Why Timing Matters When Hiring Another Veterinarian
In today’s market, hiring a veterinarian is not something most practices can leave until the last minute.
The process often takes longer than expected, and if you wait until your team is already overwhelmed, you may find yourself trying to solve an urgent staffing problem under pressure. That is why it is important to recognize the signs early.
If your schedule is consistently full, appointments are being pushed out, and your doctors are operating at their limit, it may already be time to start planning your next hire.
Sign #1: Clients Are Waiting Too Long for Appointments
One of the clearest signs your practice may need another veterinarian is reduced appointment availability.

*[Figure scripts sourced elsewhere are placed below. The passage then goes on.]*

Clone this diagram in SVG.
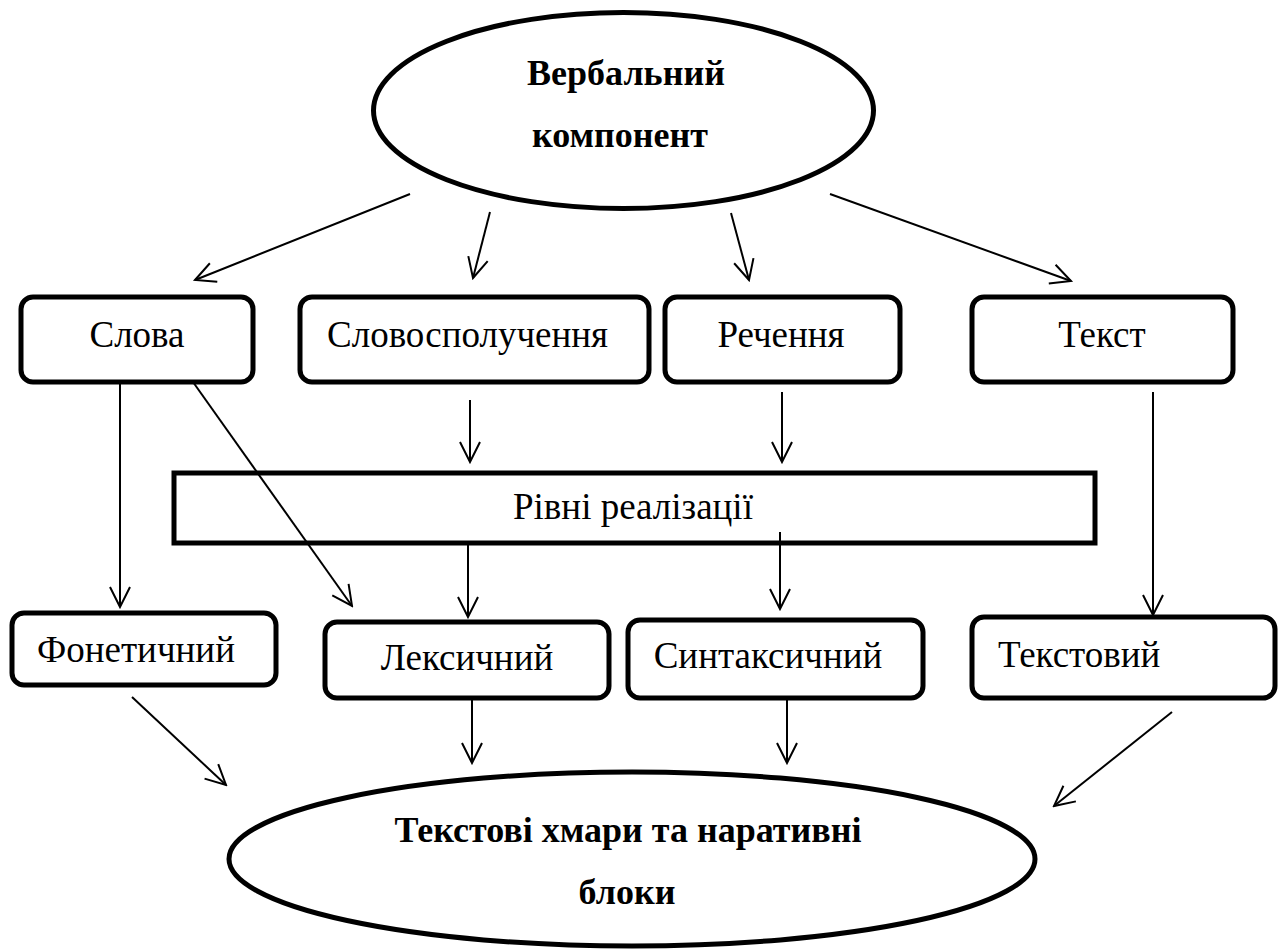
<svg xmlns="http://www.w3.org/2000/svg" width="1286" height="952" viewBox="0 0 1286 952">
<style>
.shape{fill:#fff;stroke:#000;stroke-width:5}
.lbl{font-family:"Liberation Serif","Times New Roman",serif;font-size:37px;fill:#000}
.bold{font-weight:bold;font-size:36px}
.conn line{stroke:#000;stroke-width:2;marker-end:url(#arr)}
</style>
<defs>
<marker id="arr" markerUnits="userSpaceOnUse" viewBox="-2 -2 24 24" markerWidth="24" markerHeight="24" refX="20" refY="10" orient="auto">
<path d="M0,0 L20,10 L0,20" fill="none" stroke="#000" stroke-width="2"/>
</marker>
</defs>
<rect width="1286" height="952" fill="#fff"/>
<g id="n-verbal">
<ellipse class="shape" cx="623.5" cy="110.5" rx="250" ry="98"/>
<text class="lbl bold" x="626" y="85" text-anchor="middle">Вербальний</text>
<text class="lbl bold" x="620" y="147" text-anchor="middle">компонент</text>
</g>
<g id="n-slova">
<rect class="shape" x="21" y="297" width="232" height="85" rx="12"/>
<text class="lbl" x="137" y="347" text-anchor="middle">Слова</text>
</g>
<g id="n-slovospoluchennia">
<rect class="shape" x="300" y="297" width="349" height="85" rx="12"/>
<text class="lbl" x="327" y="347">Словосполучення</text>
</g>
<g id="n-rechennia">
<rect class="shape" x="665" y="297" width="235" height="85" rx="12"/>
<text class="lbl" x="781" y="347" text-anchor="middle">Речення</text>
</g>
<g id="n-tekst">
<rect class="shape" x="972" y="297" width="261" height="85" rx="12"/>
<text class="lbl" x="1102" y="347" text-anchor="middle">Текст</text>
</g>
<g id="n-rivni">
<rect class="shape" x="174" y="473" width="921" height="70"/>
<text class="lbl" x="513" y="519">Рівні реалізації</text>
</g>
<g id="n-fonetychnyi">
<rect class="shape" x="12" y="613" width="264" height="72" rx="12"/>
<text class="lbl" x="37" y="662">Фонетичний</text>
</g>
<g id="n-leksychnyi">
<rect class="shape" x="325" y="622" width="284" height="76" rx="12"/>
<text class="lbl" x="467" y="670" text-anchor="middle">Лексичний</text>
</g>
<g id="n-syntaksychnyi">
<rect class="shape" x="628" y="620" width="295" height="78" rx="12"/>
<text class="lbl" x="768" y="668" text-anchor="middle">Синтаксичний</text>
</g>
<g id="n-tekstovyi">
<rect class="shape" x="972" y="617" width="303" height="81" rx="12"/>
<text class="lbl" x="998" y="667">Текстовий</text>
</g>
<g id="n-khmary">
<ellipse class="shape" cx="632" cy="859" rx="403" ry="87"/>
<text class="lbl bold" x="628" y="842" text-anchor="middle">Текстові хмари та наративні</text>
<text class="lbl bold" x="627" y="904" text-anchor="middle">блоки</text>
</g>
<g id="connectors" class="conn">
<line x1="410" y1="194" x2="195" y2="280"/>
<line x1="490" y1="212" x2="473" y2="278"/>
<line x1="731" y1="213" x2="749" y2="280"/>
<line x1="830" y1="194" x2="1071" y2="281"/>
<line x1="470" y1="400" x2="470" y2="462"/>
<line x1="782" y1="392" x2="782" y2="462"/>
<line x1="120" y1="382" x2="120" y2="607"/>
<line x1="193" y1="382" x2="352" y2="606"/>
<line x1="1153" y1="392" x2="1153" y2="615"/>
<line x1="468" y1="543" x2="468" y2="617"/>
<line x1="780" y1="532" x2="780" y2="609"/>
<line x1="132" y1="697" x2="226" y2="785"/>
<line x1="472" y1="698" x2="472" y2="763"/>
<line x1="787" y1="698" x2="787" y2="763"/>
<line x1="1172" y1="712" x2="1054" y2="806"/>
</g>
</svg>
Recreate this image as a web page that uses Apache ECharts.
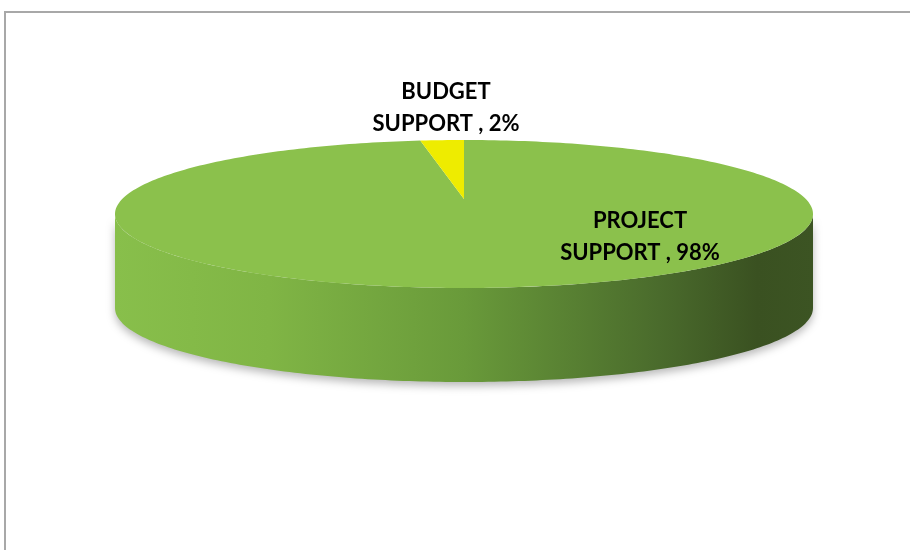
<!DOCTYPE html>
<html>
<head>
<meta charset="utf-8">
<script src="https://cdn.jsdelivr.net/npm/echarts@6/dist/echarts.min.js"></script>
<style>
  html, body { margin: 0; padding: 0; background: #fff; }
  #chart { width: 910px; height: 550px; }
</style>
</head>
<body>
<div id="chart"></div>
<script>
// Aid modality split
const categories = ['PROJECT\nSUPPORT', 'BUDGET\nSUPPORT'];
const shares = [98, 2];
const sliceColors = ['#8bc14c', '#eeec00'];

// Disc geometry (pixels) and label anchors
const disc = { cx: 464, cy: 214, rx: 349, ry: 74, depth: 94, apexLift: 15 };
const labelAnchors = [[640, 237], [446, 108]];

const total = shares.reduce((a, b) => a + b, 0);
const starts = [];
let acc = 0;
shares.forEach(v => { starts.push(acc); acc += v; });

function rimPoint(deg, dy) {
  const t = deg * Math.PI / 180;
  return [disc.cx + disc.rx * Math.sin(t), disc.cy - disc.ry * Math.cos(t) + (dy || 0)];
}
function arcPoints(a0, a1, dy) {
  const pts = [];
  const n = Math.max(2, Math.ceil(Math.abs(a1 - a0) / 1));
  for (let i = 0; i <= n; i++) pts.push(rimPoint(a0 + (a1 - a0) * i / n, dy));
  return pts;
}

const sideGradient = new echarts.graphic.LinearGradient(disc.cx - disc.rx, 0, disc.cx + disc.rx, 0, [
  { offset: 0, color: '#88bf4b' },
  { offset: 0.22, color: '#80b545' },
  { offset: 0.5, color: '#699a3a' },
  { offset: 0.78, color: '#4a6b2c' },
  { offset: 0.92, color: '#3a5121' },
  { offset: 1, color: '#3c5423' }
], true);

function renderSlice(params, api) {
  const i = params.dataIndex;
  const a0 = starts[i] / total * 360;
  const a1 = (starts[i] + shares[i]) / total * 360;
  const apex = [disc.cx, disc.cy - disc.apexLift];
  const children = [];

  // front wall: the part of the slice between 90° and 270°
  const f0 = Math.max(a0, 90), f1 = Math.min(a1, 270);
  if (f1 > f0) {
    const top = arcPoints(f0, f1, 0);
    const bottom = arcPoints(f1, f0, disc.depth);
    children.push({
      type: 'polygon', z2: 1,
      shape: { points: top.concat(bottom) },
      style: { fill: sideGradient, shadowBlur: 8, shadowOffsetY: 4, shadowColor: 'rgba(0,0,0,0.28)' }
    });
  }

  // top face
  children.push({
    type: 'polygon', z2: 10,
    shape: { points: [apex].concat(arcPoints(a0, a1, 0)) },
    style: { fill: sliceColors[i] }
  });

  // data label
  children.push({
    type: 'text', z2: 20,
    style: {
      text: categories[i] + ' , ' + shares[i] + '%',
      x: labelAnchors[i][0], y: labelAnchors[i][1],
      fill: '#000', font: 'bold 22px Lato', lineHeight: 32,
      align: 'center', verticalAlign: 'middle'
    }
  });
  return { type: 'group', children };
}

const chart = echarts.init(document.getElementById('chart'), null, { renderer: 'canvas' });
chart.setOption({
  animation: false,
  backgroundColor: '#fff',
  graphic: [{
    type: 'rect', z: -1,
    shape: { x: 5, y: 12, width: 1000, height: 700 },
    style: { fill: 'none', stroke: '#a8a8a8', lineWidth: 2 }
  }],
  series: [{
    type: 'custom',
    coordinateSystem: 'none',
    renderItem: renderSlice,
    data: shares.map((v, i) => ({ name: categories[i], value: v }))
  }]
});
</script>
</body>
</html>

If clients are waiting too long for wellness visits, sick appointments are difficult to accommodate, or procedures are being scheduled further out than usual, your current doctor capacity may no longer be enough to support demand.
A busy calendar is not always a problem. But when it starts affecting access to care, that is often the point where growth turns into strain.
Sign #2: Your Current Veterinarians Are Overloaded
Another major sign is doctor fatigue.
If your veterinarians are regularly staying late, working through lunch, finishing records after hours, or carrying a schedule with no breathing room, your practice may be depending too heavily on its current team.
This usually works for a while, but not forever.
At some point, asking existing doctors to absorb more volume becomes more expensive than hiring another DVM. It affects morale, retention, work-life balance, and often the overall quality of care.
Sign #3: Your Practice Has the Demand, but Not the Capacity
A lot of practices feel busy. But the real question is whether your business has enough demand to justify another doctor.
If you are:
- turning away new clients
- limiting same-day appointments
- delaying procedures
- referring out cases you would normally keep in-house
Then your practice may be at the point where another veterinarian is needed.
This is especially true if demand has remained consistent over time rather than showing up as a short-term spike.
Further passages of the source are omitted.